Todos estos rincones son los que habito últimamente. Preguntas que se me agolpan. Al menos, me queda el consuelo de ese pacto colectivo que hemos hecho casi sin darnos cuenta y que repetimos cada día a las 20 horas. Un aplauso, unas músicas y unos ruidos en honor a los que se sacrifican por el bienestar colectivo. Una parte de este homenaje es auto-homenaje, pues es un premio a nuestra autoestima: al sacrificio personal de una sociedad que se ha encerrado.
Una vecina, al hilo del confinamiento, me confiesa aterrada que no siente morir, que para eso ya está preparado. Me dice: “Me asusta morir en soledad, sin que mis hijos puedan verme; eso es lo que más miedo me da de este maldito virus”. Esa soledad es terrible. Quizás Picasso reflejó esa inmensa soledad de los pobres y viejos en esa etapa primigenia de su quehacer artístico: pobreza, ancianidad, enfermedad,…

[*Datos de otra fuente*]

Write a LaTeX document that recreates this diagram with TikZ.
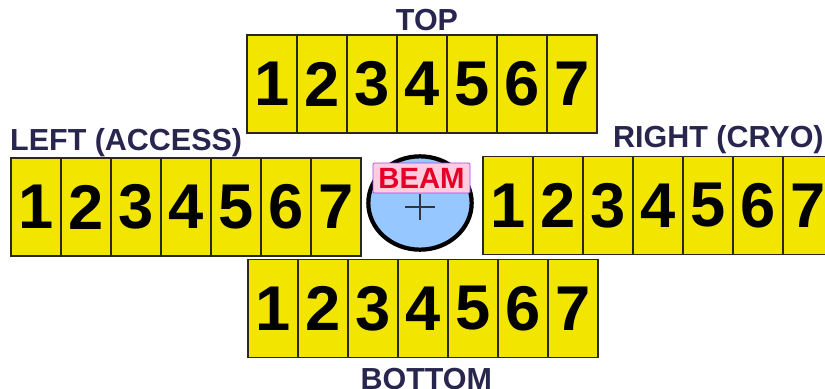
\documentclass[tikz,border=0pt]{standalone}
\usepackage{fontspec}
\setmainfont{Liberation Sans}
\usetikzlibrary{positioning, shapes.geometric}
\definecolor{cellyellow}{RGB}{242, 230, 0}
\definecolor{celledge}{RGB}{40, 40, 30}
\definecolor{labelnavy}{RGB}{40, 38, 78}
\definecolor{beamblue}{RGB}{150, 200, 255}
\definecolor{beampink}{RGB}{255, 205, 222}
\definecolor{beampurple}{RGB}{160, 70, 230}
\definecolor{beamred}{RGB}{230, 0, 40}
\definecolor{crossgray}{RGB}{50, 50, 65}
\tikzset{
  cell/.style={rectangle, draw=celledge, fill=cellyellow, line width=1.5pt,
               minimum width=1.5cm, minimum height=2.94cm, inner sep=0pt,
               font=\bfseries\fontsize{54}{54}\selectfont},
  sidelabel/.style={font=\bfseries\fontsize{26}{26}\selectfont, text=labelnavy,
               inner sep=0pt},
  beamtag/.style={rectangle, draw=beampurple, fill=beampink, line width=0.6pt,
               rounded corners=1pt, minimum width=2.91cm, minimum height=0.9cm,
               inner sep=0pt, font=\bfseries\fontsize{25}{25}\selectfont,
               text=beamred},
}

\begin{document}
\begin{tikzpicture}[x=0.03cm, y=-0.03cm]
  \useasboundingbox (0,0) rectangle (825,388);

  % four strips of seven cells
  \foreach \i in {1,...,7} {
    \node[cell] (top\i)    at ({272+50*(\i-1)}, 84)    {\i};
    \node[cell] (left\i)   at ({36+50*(\i-1)}, 207)    {\i};
    \node[cell] (right\i)  at ({508+50*(\i-1)}, 205.5) {\i};
    \node[cell] (bottom\i) at ({273+50*(\i-1)}, 308.5) {\i};
  }

  % strip labels
  \node[sidelabel, above=0.12cm of top4, anchor=base, xshift=0.15cm] (toplbl) {TOP};
  \node[sidelabel, below=0.93cm of bottom4, anchor=base, xshift=0.1cm] (bottomlbl) {BOTTOM};
  \node[sidelabel, anchor=base west] (leftlbl) at (10, 150) {LEFT (ACCESS)};
  \node[sidelabel, anchor=base west] (rightlbl) at (613, 147) {RIGHT (CRYO)};

  % beam pipe
  \node[ellipse, draw=black, fill=beamblue, line width=3.6pt,
        minimum width=3.1cm, minimum height=2.8cm, inner sep=0pt] (beam) at (420, 203) {};
  \node[beamtag] (beamtag) at (421.5, 178) {BEAM};
  \draw[line width=1.7pt, color=crossgray] (405, 207) -- (435, 207)
                                          (420, 194) -- (420, 220);
\end{tikzpicture}
\end{document}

El confinamiento está siendo fructífero a nivel personal. Estoy releyendo libros que ocuparon algo de mi tiempo en años mozos. Como el Martin Guerre de Zemon Davis. Analiza la vida aldeana francesa y la huida-retorno de Guerre en pos de su nombre, su esposa, unos bienes y un honor. Hay en los campesinos que por el libro van desfilando, fibras del campesino eterno, del agricultor de todos los tiempos, del campesino del mulo como del que trabaja con su tractor.
Celosos de sus tierras, dispuestos a cada momento a mejorarlas. Fueron arrendatarios y jornaleros del conde, del marqués, gente que había heredado unas propiedades extensísimas y que, quizás, nada habían hecho para merecerlas. Adinerados, crápulas, gentes laboriosas, en estas dinastías de aristócratas se habían sucedido todo tipo de especímenes. Pero el campesino, expuesto siempre al arbitrio de los elementos, tiene algo en sus venas que lo hace igual en todos los sitios.
Mientras todos estos rincones voy visitando, temo que algo me estoy perdiendo. El brotar de las primeras yemas…
En Los Ruices, a 9 de abril de 2020.